On 18 September 2025, QPIC1550 technology was displayed outside the laboratory for the first time during the Navigating the Quantum Terrain workshop, hosted by the Royal Danish Academy of Sciences and Letters. The one‑day event, jointly organised by DTU and the University of Copenhagen, brought together researchers and industry representatives investing in quantum technologies to explore emerging directions in quantum science.
A team of researchers from the QCSys (Quantum Communication System) and Quantum Light Sources groups at DTU Electro—led by Assistant Professor Caterina Vigliar and Senior Researcher Mujtaba Zahidy—presented the first QPIC1550 demonstrator operating within a real‑time quantum experiment.

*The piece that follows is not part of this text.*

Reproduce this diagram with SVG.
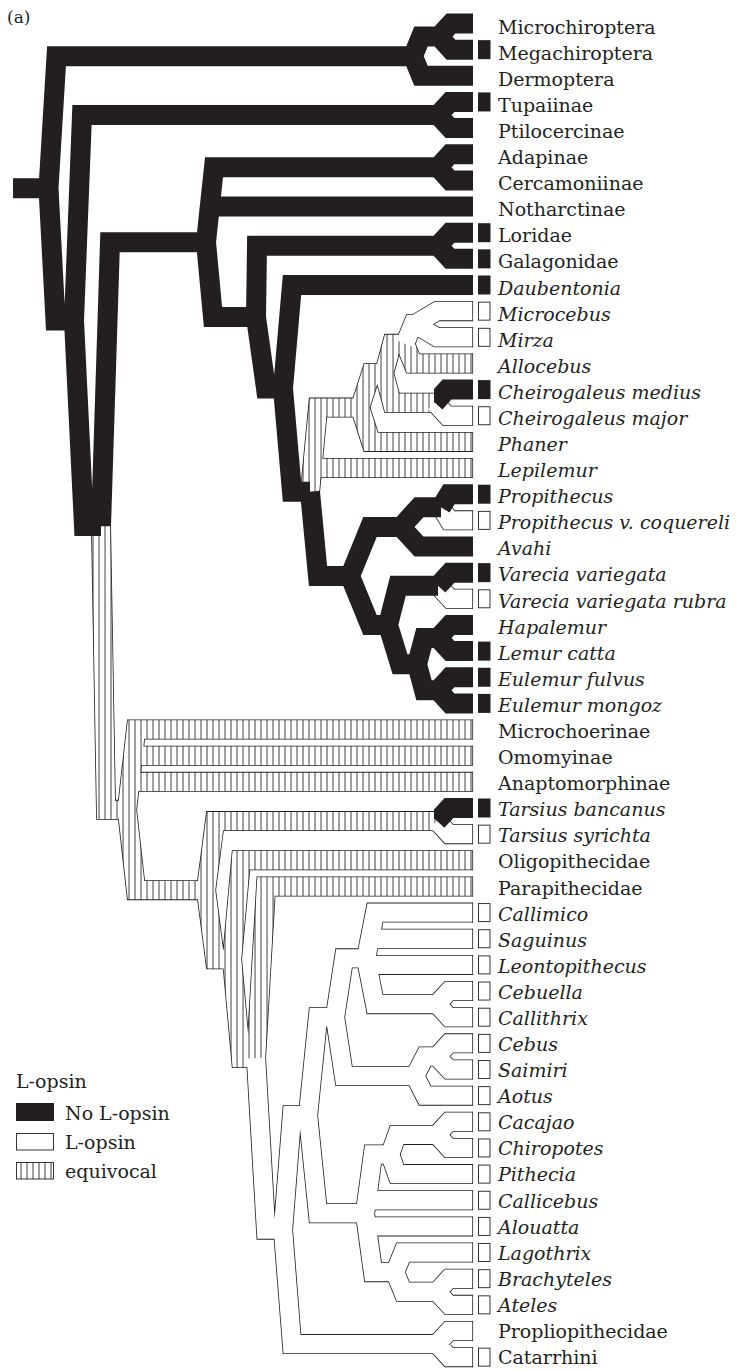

The QPIC1550 chip generates multiple pairs of entangled photons through spontaneous four‑wave‑mixing spiral sources and performs arbitrary rotations using complex Mach–Zehnder interferometric structures and single‑photon detection. These capabilities enable the encoding of up to four qubits and the execution of a wide range of quantum operations on‑chip.
This demonstration marks the first successful use of Ligentec’s SiN platform, enhanced with Tyndall’s advanced packaging techniques, for quantum computing applications—an important step toward future chip‑to‑chip distributed computing architectures.
The event offered a concrete preview of the project’s technological outcomes and highlighted the growing momentum behind integrated quantum photonics in Europe.